* **BRIEF**:
Without the pictures, write out all the lines below exactly as they appear.

++++ GIVEN DATA ++++

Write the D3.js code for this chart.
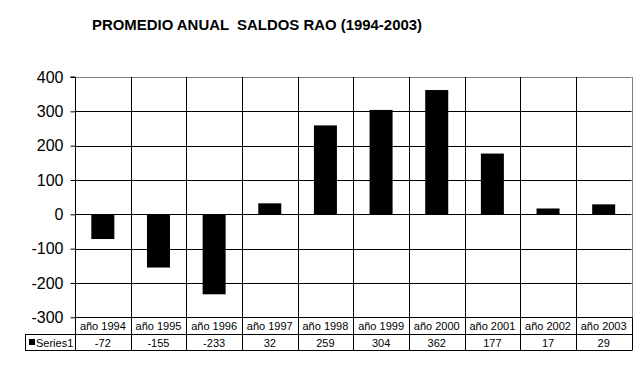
<!DOCTYPE html>
<html><head><meta charset="utf-8">
<script src="https://cdn.jsdelivr.net/npm/d3@7"></script>
<style>body{margin:0;background:#fff}svg{display:block}text{font-family:"Liberation Sans",Arial,sans-serif}</style>
</head><body>
<script>
const categories = ["año 1994","año 1995","año 1996","año 1997","año 1998","año 1999","año 2000","año 2001","año 2002","año 2003"];
const values = [-72,-155,-233,32,259,304,362,177,17,29];
const yTicks = [-300,-200,-100,0,100,200,300,400];
const seriesName = "Series1";
const title = "PROMEDIO ANUAL  SALDOS RAO (1994-2003)";

const W=643,H=375;
const svg=d3.select("body").append("svg").attr("width",W).attr("height",H);
const L=75,R=631.5,T=77,B=317.3;
const x=d3.scaleBand().domain(categories).range([L,R]).paddingInner(0).paddingOuter(0);
const y=d3.scaleLinear().domain([-300,400]).range([B,T]);

svg.append("text").attr("x",92).attr("y",29.5).attr("font-size",14).attr("font-weight","bold")
  .attr("xml:space","preserve").style("white-space","pre").attr("textLength",330).attr("lengthAdjust","spacingAndGlyphs").text(title);

// horizontal gridlines
svg.append("g").selectAll("line").data(yTicks.filter(d=>d!==400&&d!==-300)).join("line")
  .attr("x1",L).attr("x2",R).attr("y1",d=>Math.round(y(d))+0.5).attr("y2",d=>Math.round(y(d))+0.5)
  .attr("stroke","#000").attr("stroke-width",1);
// plot border top/right (gray)
svg.append("line").attr("x1",L).attr("x2",R).attr("y1",Math.round(T)+0.5).attr("y2",Math.round(T)+0.5).attr("stroke","#808080");
svg.append("line").attr("x1",Math.round(R)+0.5).attr("x2",Math.round(R)+0.5).attr("y1",T).attr("y2",B).attr("stroke","#808080");
// vertical category lines
const vx=categories.slice(1).map(c=>x(c));
svg.append("g").selectAll("line").data(vx).join("line")
  .attr("x1",d=>Math.round(d)+0.5).attr("x2",d=>Math.round(d)+0.5).attr("y1",T).attr("y2",350)
  .attr("stroke","#000");

// bars
const bw=23;
svg.append("g").selectAll("rect").data(values).join("rect")
  .attr("x",(d,i)=>x(categories[i])+x.bandwidth()/2-bw/2)
  .attr("width",bw)
  .attr("y",d=>y(Math.max(0,d)))
  .attr("height",d=>Math.abs(y(d)-y(0)))
  .attr("fill","#000");

// y axis
const ax=svg.append("g").attr("transform",`translate(${Math.round(L)+0.5},0)`)
  .call(d3.axisLeft(y).tickValues(yTicks).tickSize(5).tickPadding(7).tickFormat(d=>String(d)));
ax.select(".domain").attr("stroke","#000").attr("d",`M-5,${T}H0V${B}`);
ax.selectAll(".tick line").attr("stroke","#000");
ax.selectAll("text").attr("font-size",16).attr("fill","#000").style("font-family","'Liberation Sans',Arial,sans-serif");

// data table
const r0=Math.round(B)+0.5, r1=334.5, r2=350.5;
const tbl=svg.append("g");
tbl.append("line").attr("x1",L).attr("x2",R+0.5).attr("y1",r0).attr("y2",r0).attr("stroke","#000");
tbl.append("line").attr("x1",25).attr("x2",R+0.5).attr("y1",r1).attr("y2",r1).attr("stroke","#000");
tbl.append("line").attr("x1",25).attr("x2",R+0.5).attr("y1",r2).attr("y2",r2).attr("stroke","#000");
tbl.append("line").attr("x1",25.5).attr("x2",25.5).attr("y1",r1).attr("y2",r2).attr("stroke","#000");
tbl.append("line").attr("x1",Math.round(L)+0.5).attr("x2",Math.round(L)+0.5).attr("y1",B).attr("y2",r2).attr("stroke","#000");
tbl.append("line").attr("x1",Math.round(R)+0.5).attr("x2",Math.round(R)+0.5).attr("y1",B).attr("y2",r2).attr("stroke","#000");
tbl.selectAll("text.cat").data(categories).join("text").attr("class","cat")
  .attr("x",d=>x(d)+x.bandwidth()/2).attr("y",330).attr("text-anchor","middle").attr("font-size",11).text(d=>d);
tbl.selectAll("text.val").data(values).join("text").attr("class","val")
  .attr("x",(d,i)=>x(categories[i])+x.bandwidth()/2).attr("y",346.5).attr("text-anchor","middle").attr("font-size",11).text(d=>d);
tbl.append("rect").attr("x",29).attr("y",339).attr("width",6).attr("height",6).attr("fill","#000");
tbl.append("text").attr("x",36).attr("y",346.5).attr("font-size",11).text(seriesName);
</script>
</body></html>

++++

* **EXERCISE RESULT**:
Write the D3.js code for this chart.
<!DOCTYPE html>
<html><head><meta charset="utf-8">
<script src="https://cdn.jsdelivr.net/npm/d3@7"></script>
<style>body{margin:0;background:#fff}svg{display:block}text{font-family:"Liberation Sans",Arial,sans-serif}</style>
</head><body>
<script>
const categories = ["año 1994","año 1995","año 1996","año 1997","año 1998","año 1999","año 2000","año 2001","año 2002","año 2003"];
const values = [-72,-155,-233,32,259,304,362,177,17,29];
const yTicks = [-300,-200,-100,0,100,200,300,400];
const seriesName = "Series1";
const title = "PROMEDIO ANUAL  SALDOS RAO (1994-2003)";

const W=643,H=375;
const svg=d3.select("body").append("svg").attr("width",W).attr("height",H);
const L=75,R=631.5,T=77,B=317.3;
const x=d3.scaleBand().domain(categories).range([L,R]).paddingInner(0).paddingOuter(0);
const y=d3.scaleLinear().domain([-300,400]).range([B,T]);

svg.append("text").attr("x",92).attr("y",29.5).attr("font-size",14).attr("font-weight","bold")
  .attr("xml:space","preserve").style("white-space","pre").attr("textLength",330).attr("lengthAdjust","spacingAndGlyphs").text(title);

// horizontal gridlines
svg.append("g").selectAll("line").data(yTicks.filter(d=>d!==400&&d!==-300)).join("line")
  .attr("x1",L).attr("x2",R).attr("y1",d=>Math.round(y(d))+0.5).attr("y2",d=>Math.round(y(d))+0.5)
  .attr("stroke","#000").attr("stroke-width",1);
// plot border top/right (gray)
svg.append("line").attr("x1",L).attr("x2",R).attr("y1",Math.round(T)+0.5).attr("y2",Math.round(T)+0.5).attr("stroke","#808080");
svg.append("line").attr("x1",Math.round(R)+0.5).attr("x2",Math.round(R)+0.5).attr("y1",T).attr("y2",B).attr("stroke","#808080");
// vertical category lines
const vx=categories.slice(1).map(c=>x(c));
svg.append("g").selectAll("line").data(vx).join("line")
  .attr("x1",d=>Math.round(d)+0.5).attr("x2",d=>Math.round(d)+0.5).attr("y1",T).attr("y2",350)
  .attr("stroke","#000");

// bars
const bw=23;
svg.append("g").selectAll("rect").data(values).join("rect")
  .attr("x",(d,i)=>x(categories[i])+x.bandwidth()/2-bw/2)
  .attr("width",bw)
  .attr("y",d=>y(Math.max(0,d)))
  .attr("height",d=>Math.abs(y(d)-y(0)))
  .attr("fill","#000");

// y axis
const ax=svg.append("g").attr("transform",`translate(${Math.round(L)+0.5},0)`)
  .call(d3.axisLeft(y).tickValues(yTicks).tickSize(5).tickPadding(7).tickFormat(d=>String(d)));
ax.select(".domain").attr("stroke","#000").attr("d",`M-5,${T}H0V${B}`);
ax.selectAll(".tick line").attr("stroke","#000");
ax.selectAll("text").attr("font-size",16).attr("fill","#000").style("font-family","'Liberation Sans',Arial,sans-serif");

// data table
const r0=Math.round(B)+0.5, r1=334.5, r2=350.5;
const tbl=svg.append("g");
tbl.append("line").attr("x1",L).attr("x2",R+0.5).attr("y1",r0).attr("y2",r0).attr("stroke","#000");
tbl.append("line").attr("x1",25).attr("x2",R+0.5).attr("y1",r1).attr("y2",r1).attr("stroke","#000");
tbl.append("line").attr("x1",25).attr("x2",R+0.5).attr("y1",r2).attr("y2",r2).attr("stroke","#000");
tbl.append("line").attr("x1",25.5).attr("x2",25.5).attr("y1",r1).attr("y2",r2).attr("stroke","#000");
tbl.append("line").attr("x1",Math.round(L)+0.5).attr("x2",Math.round(L)+0.5).attr("y1",B).attr("y2",r2).attr("stroke","#000");
tbl.append("line").attr("x1",Math.round(R)+0.5).attr("x2",Math.round(R)+0.5).attr("y1",B).attr("y2",r2).attr("stroke","#000");
tbl.selectAll("text.cat").data(categories).join("text").attr("class","cat")
  .attr("x",d=>x(d)+x.bandwidth()/2).attr("y",330).attr("text-anchor","middle").attr("font-size",11).text(d=>d);
tbl.selectAll("text.val").data(values).join("text").attr("class","val")
  .attr("x",(d,i)=>x(categories[i])+x.bandwidth()/2).attr("y",346.5).attr("text-anchor","middle").attr("font-size",11).text(d=>d);
tbl.append("rect").attr("x",29).attr("y",339).attr("width",6).attr("height",6).attr("fill","#000");
tbl.append("text").attr("x",36).attr("y",346.5).attr("font-size",11).text(seriesName);
</script>
</body></html>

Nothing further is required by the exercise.